### Source material
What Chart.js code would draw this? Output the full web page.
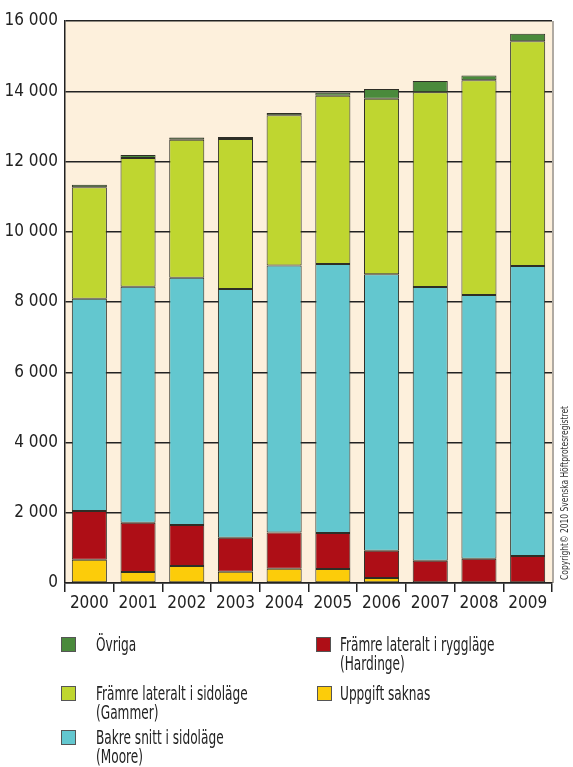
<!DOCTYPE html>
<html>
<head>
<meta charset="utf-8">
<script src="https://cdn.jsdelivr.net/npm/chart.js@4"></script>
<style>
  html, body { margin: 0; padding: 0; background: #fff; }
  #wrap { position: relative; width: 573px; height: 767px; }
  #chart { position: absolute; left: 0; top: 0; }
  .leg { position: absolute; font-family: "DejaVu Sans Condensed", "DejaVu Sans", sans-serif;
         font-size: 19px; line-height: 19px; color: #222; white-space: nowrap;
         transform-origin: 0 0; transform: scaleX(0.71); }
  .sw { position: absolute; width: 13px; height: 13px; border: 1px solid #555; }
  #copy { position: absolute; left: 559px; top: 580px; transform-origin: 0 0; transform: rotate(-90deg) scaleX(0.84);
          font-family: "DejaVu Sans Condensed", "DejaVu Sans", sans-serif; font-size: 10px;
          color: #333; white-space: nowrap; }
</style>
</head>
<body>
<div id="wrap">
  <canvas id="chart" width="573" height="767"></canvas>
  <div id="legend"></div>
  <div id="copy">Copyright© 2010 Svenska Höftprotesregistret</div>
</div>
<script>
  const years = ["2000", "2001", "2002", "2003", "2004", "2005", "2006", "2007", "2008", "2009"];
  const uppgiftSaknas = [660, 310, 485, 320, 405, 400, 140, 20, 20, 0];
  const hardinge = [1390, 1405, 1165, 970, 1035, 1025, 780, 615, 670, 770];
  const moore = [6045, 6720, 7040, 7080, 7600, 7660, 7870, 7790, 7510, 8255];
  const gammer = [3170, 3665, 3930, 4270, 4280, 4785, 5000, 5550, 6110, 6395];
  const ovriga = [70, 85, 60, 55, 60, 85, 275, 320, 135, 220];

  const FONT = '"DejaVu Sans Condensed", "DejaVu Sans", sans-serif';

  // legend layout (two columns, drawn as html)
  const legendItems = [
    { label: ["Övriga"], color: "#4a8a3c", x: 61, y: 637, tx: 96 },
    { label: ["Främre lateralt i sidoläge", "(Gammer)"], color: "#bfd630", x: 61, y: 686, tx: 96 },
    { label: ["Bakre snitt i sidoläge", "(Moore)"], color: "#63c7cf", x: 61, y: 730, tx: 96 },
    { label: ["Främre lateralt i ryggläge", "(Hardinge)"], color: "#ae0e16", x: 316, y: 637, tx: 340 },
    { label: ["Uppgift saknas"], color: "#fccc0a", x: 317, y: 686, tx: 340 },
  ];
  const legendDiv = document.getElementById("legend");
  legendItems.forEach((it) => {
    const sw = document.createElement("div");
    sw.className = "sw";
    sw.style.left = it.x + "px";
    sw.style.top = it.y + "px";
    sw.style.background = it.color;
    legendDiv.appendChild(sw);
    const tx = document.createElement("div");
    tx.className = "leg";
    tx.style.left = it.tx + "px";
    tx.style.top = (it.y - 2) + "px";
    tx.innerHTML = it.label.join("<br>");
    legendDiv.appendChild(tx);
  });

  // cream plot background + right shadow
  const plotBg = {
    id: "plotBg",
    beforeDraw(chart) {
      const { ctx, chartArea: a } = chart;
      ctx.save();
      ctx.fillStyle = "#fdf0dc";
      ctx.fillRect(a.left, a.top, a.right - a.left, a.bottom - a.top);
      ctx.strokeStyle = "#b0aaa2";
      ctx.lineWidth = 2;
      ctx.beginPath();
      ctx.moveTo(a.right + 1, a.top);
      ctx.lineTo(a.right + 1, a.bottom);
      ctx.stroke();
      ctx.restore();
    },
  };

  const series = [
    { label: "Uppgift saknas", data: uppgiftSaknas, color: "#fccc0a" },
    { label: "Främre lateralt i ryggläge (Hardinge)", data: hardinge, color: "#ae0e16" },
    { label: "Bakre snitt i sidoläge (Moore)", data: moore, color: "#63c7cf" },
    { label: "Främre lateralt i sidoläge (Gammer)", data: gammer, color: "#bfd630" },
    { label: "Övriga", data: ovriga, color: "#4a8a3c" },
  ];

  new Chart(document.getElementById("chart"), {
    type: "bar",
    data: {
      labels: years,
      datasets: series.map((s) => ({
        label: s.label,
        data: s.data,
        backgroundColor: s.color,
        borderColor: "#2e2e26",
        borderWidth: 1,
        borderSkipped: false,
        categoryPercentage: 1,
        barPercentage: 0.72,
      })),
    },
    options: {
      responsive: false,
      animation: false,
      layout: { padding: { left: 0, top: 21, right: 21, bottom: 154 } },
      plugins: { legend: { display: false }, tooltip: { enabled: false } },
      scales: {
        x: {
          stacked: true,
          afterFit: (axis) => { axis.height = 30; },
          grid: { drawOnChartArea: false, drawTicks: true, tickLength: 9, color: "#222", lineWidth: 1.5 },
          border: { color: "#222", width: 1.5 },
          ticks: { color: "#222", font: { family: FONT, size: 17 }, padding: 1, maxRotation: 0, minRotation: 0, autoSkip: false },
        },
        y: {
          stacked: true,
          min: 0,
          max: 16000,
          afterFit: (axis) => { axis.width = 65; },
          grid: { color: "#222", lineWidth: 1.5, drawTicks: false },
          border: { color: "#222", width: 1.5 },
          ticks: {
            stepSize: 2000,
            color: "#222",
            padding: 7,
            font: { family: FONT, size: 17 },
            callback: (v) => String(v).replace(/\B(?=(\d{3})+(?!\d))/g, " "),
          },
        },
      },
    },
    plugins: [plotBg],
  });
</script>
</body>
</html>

### Do this
Repeat the lines exactly as they stand, from the opening line of the data through the line with "320, 135, 220];". Pictures stay out of the copy.

### Output for this task
What Chart.js code would draw this? Output the full web page.
<!DOCTYPE html>
<html>
<head>
<meta charset="utf-8">
<script src="https://cdn.jsdelivr.net/npm/chart.js@4"></script>
<style>
  html, body { margin: 0; padding: 0; background: #fff; }
  #wrap { position: relative; width: 573px; height: 767px; }
  #chart { position: absolute; left: 0; top: 0; }
  .leg { position: absolute; font-family: "DejaVu Sans Condensed", "DejaVu Sans", sans-serif;
         font-size: 19px; line-height: 19px; color: #222; white-space: nowrap;
         transform-origin: 0 0; transform: scaleX(0.71); }
  .sw { position: absolute; width: 13px; height: 13px; border: 1px solid #555; }
  #copy { position: absolute; left: 559px; top: 580px; transform-origin: 0 0; transform: rotate(-90deg) scaleX(0.84);
          font-family: "DejaVu Sans Condensed", "DejaVu Sans", sans-serif; font-size: 10px;
          color: #333; white-space: nowrap; }
</style>
</head>
<body>
<div id="wrap">
  <canvas id="chart" width="573" height="767"></canvas>
  <div id="legend"></div>
  <div id="copy">Copyright© 2010 Svenska Höftprotesregistret</div>
</div>
<script>
  const years = ["2000", "2001", "2002", "2003", "2004", "2005", "2006", "2007", "2008", "2009"];
  const uppgiftSaknas = [660, 310, 485, 320, 405, 400, 140, 20, 20, 0];
  const hardinge = [1390, 1405, 1165, 970, 1035, 1025, 780, 615, 670, 770];
  const moore = [6045, 6720, 7040, 7080, 7600, 7660, 7870, 7790, 7510, 8255];
  const gammer = [3170, 3665, 3930, 4270, 4280, 4785, 5000, 5550, 6110, 6395];
  const ovriga = [70, 85, 60, 55, 60, 85, 275, 320, 135, 220];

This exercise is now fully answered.